Job
Print exactly, please, the lines from the top of the entries below up to and including the line with "from matplotlib import ticker", and nothing else; pictures are excluded.

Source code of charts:

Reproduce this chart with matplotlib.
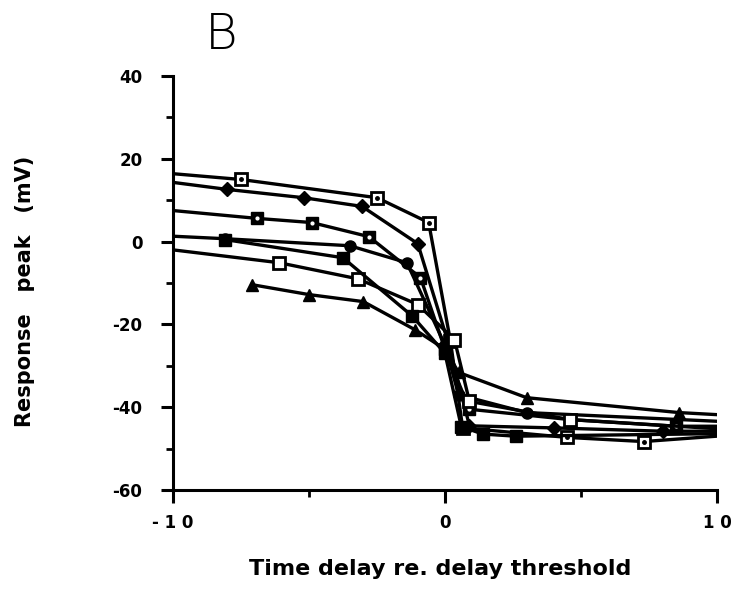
import numpy as np
import matplotlib
matplotlib.use("Agg")
from matplotlib import pyplot as plt
from matplotlib import ticker

# time delay re. delay threshold / response peak (mV), one pair per curve
x1 = [-10, -7.5, -2.5, -0.6, 0.2, 0.65, 4.5, 7.3, 10]
y1 = [16.4, 15.0, 10.6, 4.6, -24.0, -45.0, -47.3, -48.3, -47.0]

x2 = [-10, -8.0, -5.2, -3.05, -1.0, 0.1, 0.9, 4.0, 8.0, 10]
y2 = [14.3, 12.6, 10.6, 8.5, -0.5, -24.0, -44.5, -45.0, -45.8, -45.8]

x3 = [-10, -6.9, -4.9, -2.8, -0.9, 0.0, 0.9, 4.6, 8.5, 10]
y3 = [7.5, 5.6, 4.6, 1.2, -8.7, -26.0, -40.5, -43.0, -44.6, -44.6]

x4 = [-10, -8.1, -3.5, -1.4, 0.0, 0.5, 3.0, 10]
y4 = [1.3, 0.7, -1.0, -5.1, -25.0, -37.0, -41.3, -43.4]

x5 = [-10, -6.1, -3.2, -1.0, 0.35, 0.9, 4.6, 10]
y5 = [-2.0, -5.1, -9.0, -15.2, -23.7, -38.6, -43.0, -45.2]

x6 = [-7.1, -5.0, -3.0, -1.1, 0.0, 0.5, 3.0, 8.6, 10]
y6 = [-10.4, -12.8, -14.5, -21.3, -26.0, -31.6, -37.7, -41.3, -41.8]

x7 = [-8.1, -3.75, -1.2, 0.0, 0.6, 1.4, 2.6, 10]
y7 = [0.5, -3.9, -18.0, -27.0, -44.7, -46.5, -47.0, -46.4]

xtick_vals = [-10, 0, 10]
xtick_text = ["- 1 0", "0", "1 0"]
ytick_vals = [-60, -40, -20, 0, 20, 40]
ytick_text = ["-60", "-40", "-20", "0", "20", "40"]


fig = plt.figure(figsize=(7.38, 5.9), dpi=100)
ax = fig.add_axes([0.2344, 0.1695, 0.7371, 0.7017])

lw = 2.4
ms = 8
mid = slice(1, -1)    # curves drawn from the axis edge: no marker at the ends
head = slice(0, -1)   # curves starting on a marker
ax.plot(x1, y1, "-s", color="k", lw=lw, ms=ms, mfc="white", mec="k", mew=2,
        markevery=mid)
ax.plot(x1[mid], y1[mid], "o", color="k", ms=2.5, ls="none")
ax.plot(x2, y2, "-D", color="k", lw=lw, ms=ms - 1, markevery=mid)
ax.plot(x3, y3, "-s", color="k", lw=lw, ms=ms + 1, markevery=mid)
ax.plot(x3[mid], y3[mid], "o", color="white", ms=2, ls="none")
ax.plot(x4, y4, "-o", color="k", lw=lw, ms=ms, markevery=mid)
ax.plot(x5, y5, "-s", color="k", lw=lw, ms=ms, mfc="white", mec="k", mew=2,
        markevery=mid)
ax.plot(x6, y6, "-^", color="k", lw=lw, ms=ms + 1, markevery=head)
ax.plot(x7, y7, "-s", color="k", lw=lw, ms=ms + 1, markevery=head)

ax.set_xlim(-10, 10)
ax.set_ylim(-60, 40)
ax.spines["top"].set_visible(False)
ax.spines["right"].set_visible(False)
ax.spines["left"].set_linewidth(2.2)
ax.spines["bottom"].set_linewidth(2.2)

ax.set_xticks(xtick_vals)
ax.set_xticklabels(xtick_text)
ax.xaxis.set_minor_locator(ticker.MultipleLocator(5))
ax.set_yticks(ytick_vals)
ax.set_yticklabels(ytick_text)
ax.yaxis.set_minor_locator(ticker.MultipleLocator(10))
ax.tick_params(axis="both", which="major", length=9, width=2.2, direction="out",
               labelsize=12)
ax.tick_params(axis="x", which="major", pad=8)
ax.tick_params(axis="y", which="major", pad=13)
ax.tick_params(axis="both", which="minor", length=5, width=2, direction="out")
for lab in ax.get_xticklabels() + ax.get_yticklabels():
    lab.set_fontweight("bold")
    lab.set_family("DejaVu Sans")

ax.set_xlabel("Time delay re. delay threshold", fontsize=16, fontweight="bold",
              family="DejaVu Sans")
ax.xaxis.set_label_coords(0.491, -0.167)
ax.set_ylabel("Response   peak   (mV)", fontsize=15, fontweight="bold",
              family="DejaVu Sans")
ax.yaxis.set_label_coords(-0.254, 0.48)

fig.text(0.3, 0.94, "B", fontsize=36, ha="center", va="center",
         family="DejaVu Sans", fontweight="light")

fig.savefig("out.png", dpi=100)
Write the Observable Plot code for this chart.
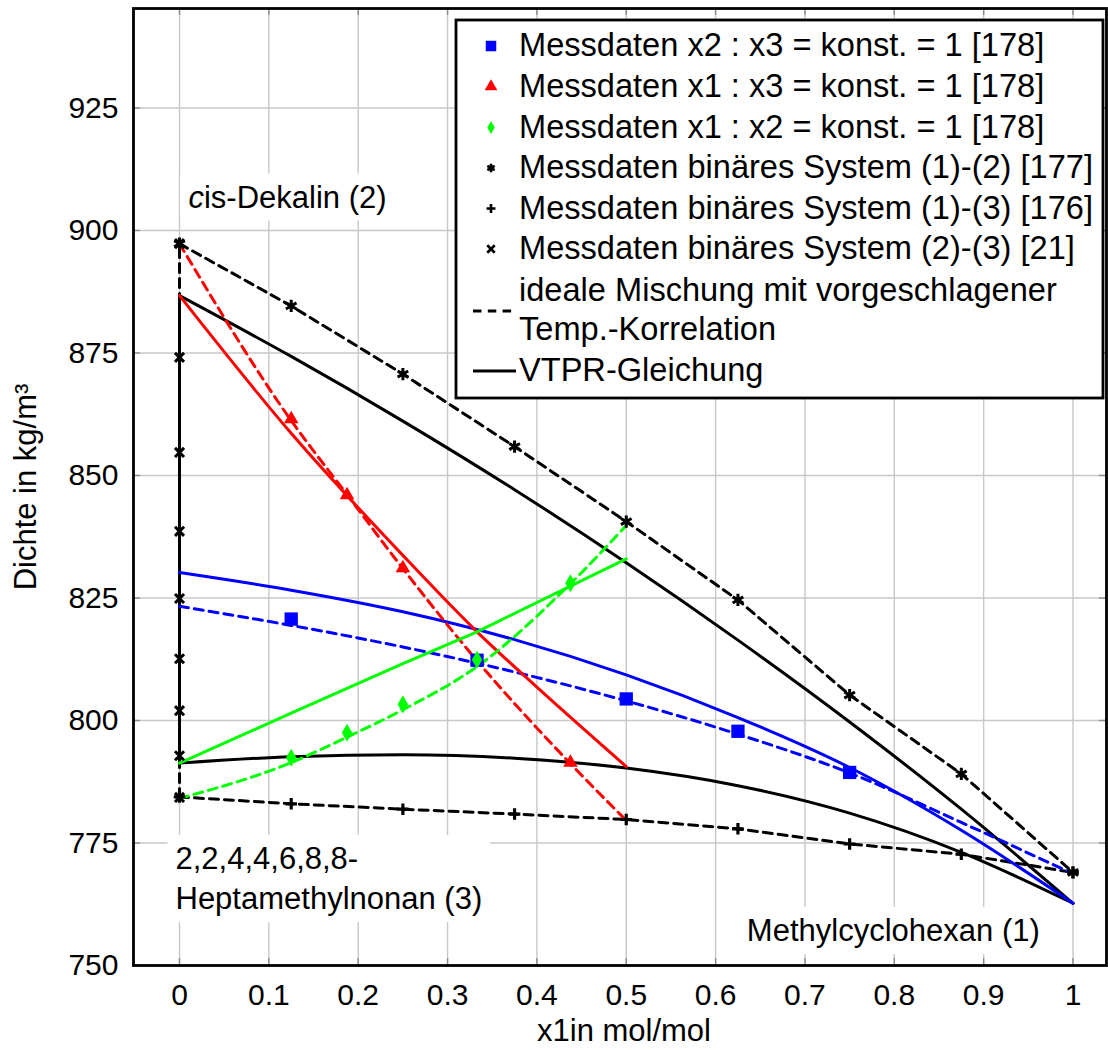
<!DOCTYPE html>
<html>
<head>
<meta charset="utf-8">
<script src="https://cdn.jsdelivr.net/npm/d3@7"></script>
<script src="https://cdn.jsdelivr.net/npm/@observablehq/plot@0.6"></script>
<style>
  body { margin: 0; background: #fff; }
  #wrap { position: relative; width: 1108px; height: 1050px; font-family: "Liberation Sans", Arial, Helvetica, sans-serif; }
  #wrap svg { position: absolute; left: 0; top: 0; }
</style>
</head>
<body>
<div id="wrap"></div>
<script>
// ---------- tick values ----------
const xTicks = [0, 0.1, 0.2, 0.3, 0.4, 0.5, 0.6, 0.7, 0.8, 0.9, 1];
const yTicks = [750, 775, 800, 825, 850, 875, 900, 925];

// ---------- binary measurements ----------
const bin12X   = [0, 0.125, 0.25, 0.375, 0.5, 0.625, 0.75, 0.875, 1];
const bin12Rho = [897.3, 884.6, 870.7, 855.9, 840.6, 824.6, 805.2, 789.1, 769.0];
const bin13X   = [0, 0.125, 0.25, 0.375, 0.5, 0.625, 0.75, 0.875, 1];
const bin13Rho = [784.4, 783.0, 781.9, 780.9, 779.8, 777.9, 774.8, 772.7, 769.0];
const bin23X   = [0, 0, 0, 0, 0, 0, 0, 0, 0];
const bin23Rho = [897.3, 874.1, 854.7, 838.6, 824.9, 812.6, 802.0, 792.8, 784.3];

// ---------- ideal mixing (dashed black) ----------
const ideal12X   = [0, 0.125, 0.25, 0.375, 0.5, 0.625, 0.75, 0.875, 1];
const ideal12Rho = [897.3, 884.6, 870.7, 855.9, 840.6, 824.6, 805.2, 789.1, 769.0];
const ideal13X   = [0, 0.125, 0.25, 0.375, 0.5, 0.625, 0.75, 0.875, 1];
const ideal13Rho = [784.4, 783.0, 781.9, 780.9, 779.8, 777.9, 774.8, 772.7, 769.0];
const ideal23X   = [0, 0];
const ideal23Rho = [784.3, 897.3];

// ---------- VTPR (solid black) ----------
const vtpr12X   = [0, 0.125, 0.25, 0.375, 0.5, 0.625, 0.75, 0.875, 1];
const vtpr12Rho = [886.7, 874.3, 861.1, 847.1, 832.2, 816.4, 799.7, 781.9, 762.7];
const vtpr13X   = [0, 0.125, 0.25, 0.375, 0.5, 0.625, 0.75, 0.875, 1];
const vtpr13Rho = [791.3, 792.6, 793.0, 792.3, 790.3, 786.7, 781.1, 773.1, 762.7];
const vtpr23X   = [0, 0];
const vtpr23Rho = [791.3, 886.7];

// ---------- x2 : x3 = 1 (blue) ----------
const blueX       = [0.125, 0.333, 0.5, 0.625, 0.75];
const blueRho     = [820.7, 812.3, 804.4, 797.8, 789.4];
const blueIdealX  = [0, 0.125, 0.25, 0.375, 0.5, 0.625, 0.75, 0.875, 1];
const blueIdealRho= [823.3, 819.4, 815.0, 809.9, 804.0, 797.2, 789.3, 779.2, 768.7];
const blueVtprX   = [0, 0.125, 0.25, 0.375, 0.5, 0.625, 0.75, 0.875, 1];
const blueVtprRho = [830.2, 826.6, 822.2, 816.5, 809.3, 800.6, 790.4, 777.6, 762.7];

// ---------- x1 : x3 = 1 (red) ----------
const redX        = [0.125, 0.1875, 0.25, 0.333, 0.4375];
const redRho      = [861.5, 846.0, 831.1, 812.3, 791.4];
const redIdealX   = [0, 0.125, 0.1875, 0.25, 0.333, 0.4375, 0.5];
const redIdealRho = [897.3, 861.2, 846.1, 831.0, 812.2, 791.2, 779.6];
const redVtprX    = [0, 0.125, 0.25, 0.333, 0.4, 0.5];
const redVtprRho  = [886.7, 858.6, 833.7, 818.1, 806.8, 790.6];

// ---------- x1 : x2 = 1 (green) ----------
const greenX        = [0.125, 0.1875, 0.25, 0.333, 0.4375];
const greenRho      = [792.4, 797.5, 803.3, 812.4, 828.0];
const greenIdealX   = [0, 0.125, 0.1875, 0.25, 0.333, 0.4375, 0.5];
const greenIdealRho = [784.1, 791.4, 796.6, 802.2, 811.0, 827.9, 839.8];
const greenVtprX    = [0, 0.125, 0.25, 0.333, 0.5];
const greenVtprRho  = [791.3, 801.5, 811.6, 818.1, 833.0];

// ---------- annotations ----------
const labelTexts = ["cis-Dekalin (2)", "2,2,4,4,6,8,8-\nHeptamethylnonan (3)", "Methylcyclohexan (1)"];
const labelX     = [0.010, -0.0045, 0.635];
const labelY     = [907.3, 768.2, 757.6];

// ---------- legend ----------
const legendLabels  = [
  "Messdaten x2 : x3 = konst. = 1 [178]",
  "Messdaten x1 : x3 = konst. = 1 [178]",
  "Messdaten x1 : x2 = konst. = 1 [178]",
  "Messdaten binäres System (1)-(2) [177]",
  "Messdaten binäres System (1)-(3) [176]",
  "Messdaten binäres System (2)-(3) [21]"
];
const legendSymbols = ["square", "triangle", "diamond", "asterisk", "plus", "times"];
const legendColors  = ["#0000ff", "#ff0000", "#00ff00", "#000000", "#000000", "#000000"];
const legendLineLabels = [["ideale Mischung mit vorgeschlagener", "Temp.-Korrelation"], ["VTPR-Gleichung"]];

// ---------- helpers ----------
const pts = (xs, ys) => xs.map((x, i) => ({x, y: ys[i]}));
const BLUE = "#0000ff", RED = "#ff0000", GREEN = "#00ff00", BLACK = "#000000";
const DASH = "9,6";
const LW = 3;

const W = 1108, H = 1050;
const mL = 133, mR = 2, mT = 8, mB = 85;
const fw = W - mL - mR, fh = H - mT - mB;

function line(xs, ys, color, dashed, curve = "linear") {
  return Plot.line(pts(xs, ys), {x: "x", y: "y", stroke: color, strokeWidth: LW,
    strokeDasharray: dashed ? DASH : null, curve});
}

const chart = Plot.plot({
  width: W, height: H,
  marginLeft: mL, marginRight: mR, marginTop: mT, marginBottom: mB,
  style: {fontFamily: '"Liberation Sans", Arial, Helvetica, sans-serif', background: "white", overflow: "visible"},
  x: {domain: [-0.0515, 1.0375], label: null},
  y: {domain: [750, 945.3], label: null},
  marks: [
    Plot.gridX(xTicks, {stroke: "#c8c8c8", strokeOpacity: 1, strokeWidth: 1.4}),
    Plot.gridY(yTicks, {stroke: "#c8c8c8", strokeOpacity: 1, strokeWidth: 1.4}),
    Plot.tickX(xTicks, {x: d => d, stroke: "#8c8c8c", strokeWidth: 1.4, insetTop: fh - 7}),
    Plot.tickX(xTicks, {x: d => d, stroke: "#8c8c8c", strokeWidth: 1.4, insetBottom: fh - 7}),
    Plot.tickY(yTicks, {y: d => d, stroke: "#8c8c8c", strokeWidth: 1.4, insetRight: fw - 7}),
    Plot.tickY(yTicks, {y: d => d, stroke: "#8c8c8c", strokeWidth: 1.4, insetLeft: fw - 7}),
    Plot.axisX(xTicks, {anchor: "bottom", tickSize: 0, tickPadding: 18, fontSize: 30, tickFormat: d3.format("~g"), label: null}),
    Plot.axisY(yTicks, {anchor: "left", tickSize: 0, tickPadding: 15, fontSize: 30, label: null}),
    Plot.text(["x1in mol/mol"], {text: d => d, frameAnchor: "bottom", dy: 66, dx: 4, fontSize: 31, textAnchor: "middle", lineAnchor: "middle"}),
    Plot.text(["Dichte in kg/m³"], {text: d => d, frameAnchor: "left", rotate: -90, dx: -107, fontSize: 31, textAnchor: "middle", lineAnchor: "middle"}),

    // ideal mixing (dashed black)
    line(ideal12X, ideal12Rho, BLACK, true),
    line(ideal13X, ideal13Rho, BLACK, true),
    line(ideal23X, ideal23Rho, BLACK, true),
    // VTPR (solid black)
    line(vtpr12X, vtpr12Rho, BLACK, false, "monotone-x"),
    line(vtpr13X, vtpr13Rho, BLACK, false, "monotone-x"),
    line(vtpr23X, vtpr23Rho, BLACK, false),
    // blue
    line(blueIdealX, blueIdealRho, BLUE, true, "monotone-x"),
    line(blueVtprX, blueVtprRho, BLUE, false, "monotone-x"),
    // red
    line(redIdealX, redIdealRho, RED, true, "monotone-x"),
    line(redVtprX, redVtprRho, RED, false, "monotone-x"),
    // green
    line(greenIdealX, greenIdealRho, GREEN, true, "monotone-x"),
    line(greenVtprX, greenVtprRho, GREEN, false),

    // binary markers
    Plot.dot(pts(bin23X, bin23Rho), {x: "x", y: "y", symbol: "times", r: 4.2, stroke: BLACK, strokeWidth: 3}),
    Plot.dot(pts(bin13X, bin13Rho), {x: "x", y: "y", symbol: "plus", r: 3.8, stroke: BLACK, strokeWidth: 3.2}),
    Plot.dot(pts(bin12X, bin12Rho), {x: "x", y: "y", symbol: "asterisk", r: 5.8, stroke: BLACK, strokeWidth: 3}),
    // ternary markers
    Plot.dot(pts(redX, redRho), {x: "x", y: "y", symbol: "triangle", r: 5.4, fill: RED, stroke: null}),
    Plot.dot(pts(blueX, blueRho), {x: "x", y: "y", symbol: "square", r: 7.5, fill: BLUE, stroke: null}),
    Plot.dot(pts(greenX, greenRho), {x: "x", y: "y", symbol: "diamond", r: 5.5, fill: GREEN, stroke: null}),

    Plot.frame({stroke: BLACK, strokeWidth: 2.8}),

    // component labels
    Plot.text(labelTexts.map((t, i) => ({t, x: labelX[i], y: labelY[i]})), {
      x: "x", y: "y", text: "t", textAnchor: "start", lineAnchor: "middle",
      lineHeight: 1.29, fontSize: 31, fill: BLACK, className: "complabel"
    })
  ]
});

const wrap = document.getElementById("wrap");
wrap.appendChild(chart);

// white boxes behind component labels, italic "c"
chart.querySelectorAll(".complabel text").forEach(t => {
  if (t.textContent === "cis-Dekalin (2)") {
    t.textContent = "";
    const ns = "http://www.w3.org/2000/svg";
    const a = document.createElementNS(ns, "tspan");
    a.setAttribute("font-style", "italic");
    a.textContent = "c";
    const b = document.createElementNS(ns, "tspan");
    b.textContent = "is-Dekalin (2)";
    t.appendChild(a); t.appendChild(b);
  }
  const bb = t.getBBox();
  const r = document.createElementNS("http://www.w3.org/2000/svg", "rect");
  const pad = 8;
  r.setAttribute("x", bb.x - pad);
  r.setAttribute("y", bb.y - pad + 2);
  r.setAttribute("width", bb.width + 2 * pad);
  r.setAttribute("height", bb.height + 2 * pad - 4);
  r.setAttribute("fill", "white");
  if (t.getAttribute("transform")) r.setAttribute("transform", t.getAttribute("transform"));
  t.parentNode.insertBefore(r, t);
});

// ---------- legend overlay ----------
const leg = d3.select(wrap).append("svg")
  .attr("width", W).attr("height", H)
  .style("pointer-events", "none")
  .style("font-family", '"Liberation Sans", Arial, Helvetica, sans-serif');

const LB = {x: 456, y: 20, w: 647, h: 378};
leg.append("rect").attr("x", LB.x).attr("y", LB.y).attr("width", LB.w).attr("height", LB.h)
  .attr("fill", "white").attr("stroke", BLACK).attr("stroke-width", 2.8);

const rowY = [45, 85.5, 126.5, 167, 207.5, 248];
const symMap = {square: d3.symbolSquare, triangle: d3.symbolTriangle, diamond: d3.symbolDiamond,
  asterisk: d3.symbolAsterisk, plus: d3.symbolPlus, times: d3.symbolTimes};
const symSize = {square: 110, triangle: 70, diamond: 48, asterisk: 50, plus: 28, times: 38};
const symStroke = {asterisk: true, plus: true, times: true};
const textX = 519, symX = 491, FS = 32.6;

legendLabels.forEach((lab, i) => {
  const s = legendSymbols[i];
  const p = leg.append("path").attr("d", d3.symbol(symMap[s], symSize[s])())
    .attr("transform", `translate(${symX},${rowY[i] + 1})`);
  if (symStroke[s]) p.attr("fill", "none").attr("stroke", legendColors[i]).attr("stroke-width", 2.6);
  else p.attr("fill", legendColors[i]);
  leg.append("text").attr("x", textX).attr("y", rowY[i]).attr("dy", "0.35em")
    .attr("font-size", FS).text(lab);
});

// dashed entry (two lines)
const dashY = 311;
leg.append("line").attr("x1", 473).attr("x2", 514).attr("y1", dashY).attr("y2", dashY)
  .attr("stroke", BLACK).attr("stroke-width", LW).attr("stroke-dasharray", "8.5,6.3");
legendLineLabels[0].forEach((l, j) => {
  leg.append("text").attr("x", textX).attr("y", [290, 329][j]).attr("dy", "0.35em")
    .attr("font-size", FS).text(l);
});
// solid entry
const solidY = 371;
leg.append("line").attr("x1", 473).attr("x2", 516).attr("y1", solidY).attr("y2", solidY)
  .attr("stroke", BLACK).attr("stroke-width", LW);
leg.append("text").attr("x", textX).attr("y", 370).attr("dy", "0.35em")
  .attr("font-size", FS).text(legendLineLabels[1][0]);
</script>
</body>
</html>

Response for this exercise
Reproduce this chart with matplotlib.
import numpy as np
import matplotlib
matplotlib.use("Agg")
from matplotlib import pyplot as plt
from matplotlib import ticker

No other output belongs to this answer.